From Oluseye Ojo, Ibadan, and Laide Raheem, Abeokuta
It is Christmas season. But how will thousands of orphans and vulnerable children in various orphanages and homes across Nigeria celebrate? What will they wear and what will they eat? What will make them feel that the society has not forgotten them?
These were some of the questions that agitated the minds of four friends that formed a humanitarian organisation called The Like-Minds, prior to the celebration of 2021 Christmas. They held a meeting and decided to put smiles on the faces of residents of orphanages in Ogun and Oyo states.
The four friends are Messrs Lanre Shoyinka, Anthony Sobukola, Oladapo Olubiyi and Abiodun Awodipe. They are professionals and they are planning to float a non-governmental organisation to reach out to more orphans and vulnerable children in the country next year.
The four friends of like minds searched online and got telephone numbers of orphanages and placed calls to them. They eventually settled for two homes in Abeokuta, Ogun State, and two homes in Ibadan, the Oyo State capital.
During the calls, a member of the group, Abiodun Awodipe, asked the orphanages about their needs. The operators responded by saying they would appreciate food items because the children must eat, adding that donation of clothes, bags, shoes and so on were not as important as food. So, the four friends bought food items and donated to the four homes.
In Abeokuta, the organisation donated the items to the Gideon Orphanage/Old People’s Home, Asero, and Yemisi Alogi Orphanage and Children’s Home, in the Obantoko area of the capital city.
In Ibadan, the organisation also donated items to Tabitha Children Home, Joyce B, Off Ring Road, as well as Dorcas Adunola Motherless Babies Home, Oyediji Layout, Olubadan Estate, New Ife Road.
The items included packs of cereals, noodles, milk, custard and beverages as well as bags of rice and vegetable oil.
A member of the association, Biodun Awodipe, said the four-man humanitarian outfit decided to donate the food items in order to make children at the orphanages happy during the Christmas season.
He explained that the step was a way of giving back to the society and making the underprivileged feel loved. The organisation, according to him, was formed by four friends who attended the same university and graduated 30 years ago.
He added that the association was working to register as an NGO, saying the group would continue to make positive impact in the society.
Awodipe, however, called on well-to-do Nigerians to cultivate the habit of giving back to the society by supporting the underprivileged, particularly vulnerable children.

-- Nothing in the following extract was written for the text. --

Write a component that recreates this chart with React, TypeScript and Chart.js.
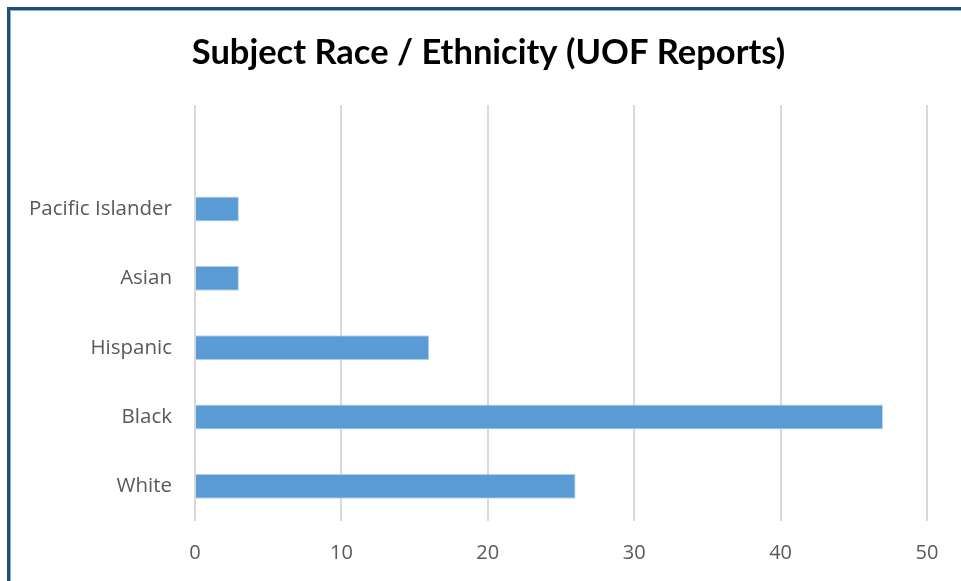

The manager of Gideon Orphanage, Apata Olwaseun, thanked donors for the gifts, noting the food items would go a long way in giving succour to the children of the home. Also, the caregiver at Yemisi Alogi Orphanage and Children’s Home, Mrs. Modupe Adigun, commended the organisation for bringing smiles to the faces of the children.
In Ibadan, the executive director and founder of Tabitha Home, Febisola Okonkwo, who noted that the home was eight years old as a residential home for orphans and vulnerable children and 14 years as an NGO, said a total of 45 children were in the facility.
Her words: “We are grateful and we are appreciative because the food items will meet the needs of the children, especially now that they are on holidays and we are preparing for Christmas and New Year events. We have 45 children in this home. They are all fully in school and they are all doing well.
“We run an ongoing communal support programme, which means that we regularly need supports. We run a process, which means at least, children eat all the time. The children will sometimes go to the hospital. Children would need to be maintained.
“The children would have to go to school. We pay school fees. They go to private school, but fortunately enough we have relationships and collaborations with the schools, so that they wouldn’t charge us the same tuition and school fees. They give us heavily discounted rate. The fees are very affordable, still we have to pay. We also pay salaries of workers in this home.”
The project manager of Dorcas Home, Daniel Kembe, said a retired nurse from the University College Hospital (UCH), Mrs. Dorcas Adunola Oyediji, founded the home, before her death some years ago. The mantle of leadership of the home, however, fell on her son Rev. Olumide Oyediji.
She said: “During one of her birthdays, she requested her children to set up this home for her because she was a lover or children. Having retired as a nurse from UCH, she decided that this is what she wanted to go into. So, that was how this place came up. She operated it when she was alive till she passed on.
“The family, however, nominated her son, Rev. Olumide Oyediji, to take charge of the home. Since Oyedijî is not living in Ibadan, we are running it on his behalf. We have 21 children in this home, and they are all from the ministry of women affairs, Oyo State. We are fully private initiative with zero government funding. We exist purely on the support from individuals, organisations, religious groups and corporate bodies.”